Fast forward to May 11, and the only thing I had prepared was a nice outfit to impress the interviewer with. I only had one paper copy of my resume, and it had writing on it from when I visited CELCS. I was walking to the Storch Memorial Building where the nearest printing station was in my dress and heels hoping that I could make it to the event in time. I printed two copies of my resume and walked back to my dorm to call my Lyft. Once it picked me up, I sat in the backseat writing out demonstration problems for subtracting with a remainder because while I had the knowledge of subtracting with a remainder (after a quick Google search, which taught me that it had been taught to me in elementary school as subtracting across zero), I was completely unprepared when it came to presenting that knowledge.

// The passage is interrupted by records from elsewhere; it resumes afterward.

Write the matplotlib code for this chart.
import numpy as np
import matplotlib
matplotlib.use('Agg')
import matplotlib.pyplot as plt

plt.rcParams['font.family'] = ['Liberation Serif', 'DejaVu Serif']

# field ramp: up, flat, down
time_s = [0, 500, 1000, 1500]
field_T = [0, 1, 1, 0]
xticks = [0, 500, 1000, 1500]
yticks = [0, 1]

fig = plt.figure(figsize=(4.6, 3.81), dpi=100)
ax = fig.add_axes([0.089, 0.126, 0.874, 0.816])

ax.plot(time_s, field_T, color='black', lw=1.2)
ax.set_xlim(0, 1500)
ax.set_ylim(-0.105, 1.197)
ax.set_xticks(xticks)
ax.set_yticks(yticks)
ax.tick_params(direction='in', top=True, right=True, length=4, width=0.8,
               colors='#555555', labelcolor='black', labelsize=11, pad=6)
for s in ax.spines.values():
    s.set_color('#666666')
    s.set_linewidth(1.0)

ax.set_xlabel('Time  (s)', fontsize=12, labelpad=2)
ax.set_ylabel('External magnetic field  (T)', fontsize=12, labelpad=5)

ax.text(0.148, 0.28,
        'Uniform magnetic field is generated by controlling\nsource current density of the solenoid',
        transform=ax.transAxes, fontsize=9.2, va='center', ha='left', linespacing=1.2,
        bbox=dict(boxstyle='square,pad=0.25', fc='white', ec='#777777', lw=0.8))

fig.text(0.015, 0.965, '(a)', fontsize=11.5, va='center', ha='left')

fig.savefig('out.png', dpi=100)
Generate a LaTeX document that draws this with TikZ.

My driver noticed that he was picking me up from a college, and he asked me what year I was. I said I was a senior. "So that means you must be graduating pretty soon."

"Yep. This Saturday."

He also asked me what I was going to do after graduation. I said I was applying to be a teacher, which is why I'm writing down all these equations for this hiring event. He asked me a lot of things, actually. This guy kept the conversation going for the entire 30-minute drive. (Did I mention that this drive was 30 minutes? The school was on the 410 loop on the west side of town, making it the farthest from campus I had ever been within San Antonio.) He asked who was coming to my graduation (my parents, Grammy and Grampy, Gus and Debra, I might have also said Grandma Janet by mistake). He asked what I was going to do immediately after graduation (move back in with my parents until I can find a job). He asked where I was from (Houston).

"Where in Houston?"

"I live in Cypress. It's a suburb northwest of Houston."

And then he tells me his uncle lives in Cypress, and he used to stay in Cypress over the summer and mow his uncle's lawn for cash. Who knew?